After her dad, John, died from COVID last year, local trainer Katie Wilmshurst wanted to organize a fun event to honour him and donate the funds to his favourite charity.
Wilmshurst is from the UK, where here entire family still lives. She was unable to be with them when John died.
“It’s been hard for me living so far away in Canada but I’ve been so fortunate to have a great team through my fitness business. They have truly supported me through the hardest time of my life,” she said.
Wilmshurst decided to run an outdoor fitness class through her business, UK Fitness, which she has run in Muskoka for over 10 years. She offered fun prizes and donated the money earned from the class to Wooden Spoon, a charity that was always close to her dad’s heart.
Rugby was John’s favourite sport and his local club had often worked on projects with Wooden Spoon.
The UK-based rugby charity uses rugby resources and connections to raise money for vulnerable children, often through fitness projects, “to positively transform the lives of children and young people with disabilities or facing disadvantage through the power of the rugby network and connections.” Funds raised often go towards sensory rooms, playground and outdoor activities, health and wellbeing, and specialist equipment.
Due to the pandemic, Wilmshurst had to transition to online classes, but with restrictions easing she thought it would be the perfect time to hold an in-person, outdoor class in memory of her dad.
“Everybody was so amazing. My team has really been there for me through this difficult time.

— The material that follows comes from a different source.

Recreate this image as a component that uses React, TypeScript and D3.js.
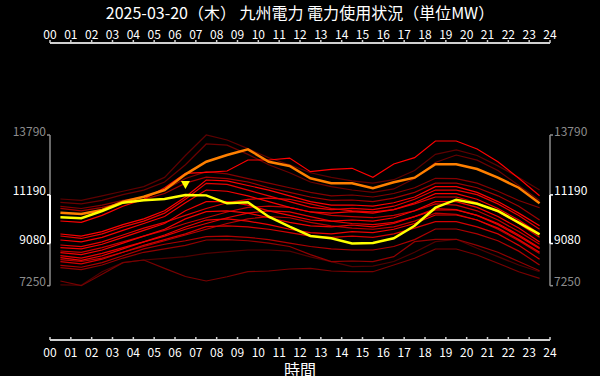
import React from "react";
import * as d3 from "d3";

const title = "2025-03-20（木） 九州電力 電力使用状況（単位MW）";
const xAxisTitle = "時間";
const tickLabels = ["00","01","02","03","04","05","06","07","08","09","10","11","12","13","14","15","16","17","18","19","20","21","22","23","24"];

// hourly values plotted at the middle of each hour (00:30 ... 23:30)
const today = [10218,10175,10492,10852,10956,11012,11190,11170,10826,10869,10244,9810,9407,9307,9080,9100,9307,9850,10635,10982,10808,10492,9984,9480];
const yesterday = [10418,10361,10535,10895,11112,11403,12084,12631,12922,13169,12631,12445,11911,11694,11694,11477,11737,11937,12518,12518,12314,11937,11503,10826];

const pastDaysAgo = [20, 2, 19, 17, 15, 3, 8, 4, 10, 5, 12, 6, 9, 7, 13, 11, 14, 16, 18, 21];
const pastSeries = [
  [11012,10950,11150,11350,11550,11950,12900,13790,13573,13200,12800,12500,12150,11950,11800,11700,11850,12250,12950,13140,12900,12450,11950,11400],
  [10058,10000,10300,10700,11000,11500,12128,12171,12228,12705,12705,12790,12197,12300,12345,11955,12532,12805,13530,13530,13183,12632,11911,11156],
  [10869,10800,10950,11200,11400,11750,12500,13400,13350,12950,12500,12150,11750,11550,11403,11300,11450,11900,12600,12922,12700,12250,11600,10950],
  [10696,10600,10750,10950,11100,11400,11900,12197,12100,11900,11700,11500,11300,11150,11186,11100,11250,11500,11911,11900,11700,11350,10950,10635],
  [10609,10500,10650,10850,11000,11250,11700,11960,11900,11750,11500,11300,11100,10950,10969,10900,11050,11300,11700,11700,11500,11150,10700,10100],
  [9494,9400,9600,9900,10150,10500,11100,11837,11800,11600,11400,11150,10900,10750,10752,10700,10850,11100,11547,11547,11300,10900,10400,9850],
  [9407,9300,9500,9800,10050,10400,11000,11693,11650,11400,11150,10900,10650,10550,10609,10550,10700,11000,11400,11400,11200,10800,10300,9700],
  [9234,9150,9350,9650,9950,10250,10850,11403,11350,11150,10900,10650,10450,10400,10461,10400,10550,10850,11242,11242,11000,10600,10100,9500],
  [9017,8950,9150,9450,9750,10000,10300,10600,10850,11000,11050,11000,10800,10600,10500,10450,10550,10800,11100,11100,10850,10450,9950,9350],
  [8900,8850,9050,9350,9650,9950,10500,10895,10900,10750,10500,10300,10100,10050,10101,10050,10200,10500,10900,10900,10650,10250,9750,9150],
  [8757,8700,8900,9150,9400,9650,9950,10200,10450,10650,10700,10650,10450,10300,10250,10200,10300,10500,10800,10750,10500,10100,9600,9050],
  [8683,8600,8800,9100,9400,9700,10150,10461,10500,10400,10200,10000,9850,9800,9884,9800,9950,10250,10535,10535,10300,9950,9450,8900],
  [8552,8450,8650,8900,9150,9400,9700,9950,10200,10400,10500,10450,10250,10050,9950,9900,10000,10250,10600,10550,10300,9900,9400,8850],
  [8465,8350,8550,8850,9150,9450,9800,10100,10150,10050,9900,9700,9550,9500,9595,9550,9700,9950,10318,10318,10100,9750,9250,8700],
  [8378,8300,8450,8700,8950,9200,9450,9700,9950,10150,10250,10200,10000,9850,9750,9700,9800,10050,10400,10350,10100,9700,9200,8650],
  [8292,8200,8400,8700,9000,9250,9500,9812,9850,9800,9700,9550,9400,9350,9400,9350,9500,9750,10027,10027,9800,9500,9000,8400],
  [8136,8050,8250,8550,8850,9050,9200,9378,9400,9350,9250,9100,8950,8850,8799,8800,8950,9250,9711,9711,9500,9200,8750,8150],
  [8032,7950,8150,8450,8700,8850,9000,9234,9250,9200,9100,8950,8600,8292,8322,8292,8510,9160,9264,9264,9000,8700,8300,7900],
  [7454,7250,7743,8250,8365,8000,7650,7454,7640,7857,7888,7975,8005,7888,7857,7857,8148,8440,8843,8843,8582,8222,7857,7569],
  [7290,7270,7857,8250,8365,8440,8510,8656,8727,8800,8800,8750,8500,8292,8075,8100,8300,8700,9160,9264,8873,8510,8148,7857],
];

const W = 600;
const H = 376;
const FONT = "'Noto Sans CJK JP', 'Noto Sans', sans-serif";

export default function App() {
  const all = [...pastSeries.flat(), ...today, ...yesterday];
  const allMax = d3.max(all) as number;
  const allMin = d3.min(all) as number;
  const todayMax = d3.max(today) as number;
  const todayMin = d3.min(today) as number;
  const todayMaxIdx = today.indexOf(todayMax);

  const x = d3.scaleLinear().domain([0, 24]).range([50, 550]);
  const y = d3.scaleLinear().domain([allMin, allMax]).range([285.7, 135]);

  const line = d3
    .line<number>()
    .x((_, i) => x(i + 0.5))
    .y((d) => y(d));

  const color = d3
    .scaleLinear<string>()
    .domain([2, 10, 21])
    .range(["#ff0000", "#e00000", "#500000"])
    .interpolate(d3.interpolateRgb);

  const order = pastSeries.map((s, i) => ({ s, a: pastDaysAgo[i] })).sort((p, q) => q.a - p.a);

  const yTicks = [allMax, todayMax, todayMin, allMin];
  const tickColor = (v: number) => (v === todayMax || v === todayMin ? "#ffffff" : "#8c8c8c");

  const mx = x(todayMaxIdx + 0.5);
  const my = y(todayMax) - 6;

  return (
    <svg width={W} height={H} style={{ position: "fixed", left: 0, top: 0, display: "block" }} fontFamily={FONT}>
      <rect x={0} y={0} width={W} height={H} fill="#000" />
      <text x={300} y={19} textAnchor="middle" fill="#fff" fontSize={16}>{title}</text>

      {/* top axis */}
      <line x1={x(0)} x2={x(24)} y1={43} y2={43} stroke="#d0d0d0" strokeWidth={2} />
      {tickLabels.map((t, i) => (
        <g key={"tt" + i}>
          <line x1={x(i)} x2={x(i)} y1={43} y2={40} stroke="#d0d0d0" strokeWidth={1.5} />
          <text x={x(i)} y={38.5} textAnchor="middle" fill="#fff" fontSize={12}>{t}</text>
        </g>
      ))}

      {/* bottom axis */}
      <line x1={x(0)} x2={x(24)} y1={340} y2={340} stroke="#d0d0d0" strokeWidth={2} />
      {tickLabels.map((t, i) => (
        <g key={"bt" + i}>
          <line x1={x(i)} x2={x(i)} y1={340} y2={337} stroke="#d0d0d0" strokeWidth={1.5} />
          <text x={x(i)} y={357} textAnchor="middle" fill="#fff" fontSize={12}>{t}</text>
        </g>
      ))}
      <text x={300} y={375.5} textAnchor="middle" fill="#fff" fontSize={16}>{xAxisTitle}</text>

      {/* y brackets */}
      {[{ ax: 50, dir: -1 }, { ax: 550, dir: 1 }].map(({ ax, dir }) => (
        <g key={"ya" + ax}>
          <line x1={ax} x2={ax} y1={y(allMax)} y2={y(allMin)} stroke="#8c8c8c" strokeWidth={1.5} />
          <line x1={ax} x2={ax} y1={y(todayMax)} y2={y(todayMin)} stroke="#fff" strokeWidth={2} />
          {yTicks.map((v) => (
            <g key={"yt" + v}>
              <line x1={ax} x2={ax + dir * 3} y1={y(v)} y2={y(v)} stroke={tickColor(v)} strokeWidth={1.5} />
              <text
                x={ax + dir * 4}
                y={y(v) + 0.5}
                textAnchor={dir < 0 ? "end" : "start"}
                fill={tickColor(v)}
                fontSize={12}
              >
                {v}
              </text>
            </g>
          ))}
        </g>
      ))}

      {/* past days */}
      {order.map(({ s, a }, i) => (
        <path key={"p" + i} d={line(s) as string} fill="none" stroke={color(a)} strokeWidth={1.2} />
      ))}
      <path d={line(yesterday) as string} fill="none" stroke="#ff8000" strokeWidth={2.5} />
      <path d={line(today) as string} fill="none" stroke="#ffff00" strokeWidth={2.5} />
      <path d={`M${mx - 4.5},${my - 8} L${mx + 4.5},${my - 8} L${mx},${my} Z`} fill="#ffff00" />
    </svg>
  );
}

Being so far away it was hard and everyone in the community was so supportive,” she said. “It made me really happy to do something in my dad’s memory. It will help me moving forward with my grief. I wanted to honour him. He would be so delighted with me and my team and what we did.”
The event was held at Tawingo’s waterfront and Tall Trees, Soapstones, and Robinson’s General Store donated prizes for the participants.
The women all wore matching hoodies that Wilmshurst had designed for the event.
Each participant paid $20 to join the class; some who couldn’t make it still donated an entry fee toward the cause. Together they raised $700 for Wooden Spoon.
“I know he would be so proud of all of us,” said Wilmshurst. “When you lose someone you love it’s so nice to be able to do something in their honour once you are ready. I know my dad and he would want me to help to continue support the charity that he loved so much.”
Wilmshurst hopes to run a bigger fundraiser next year.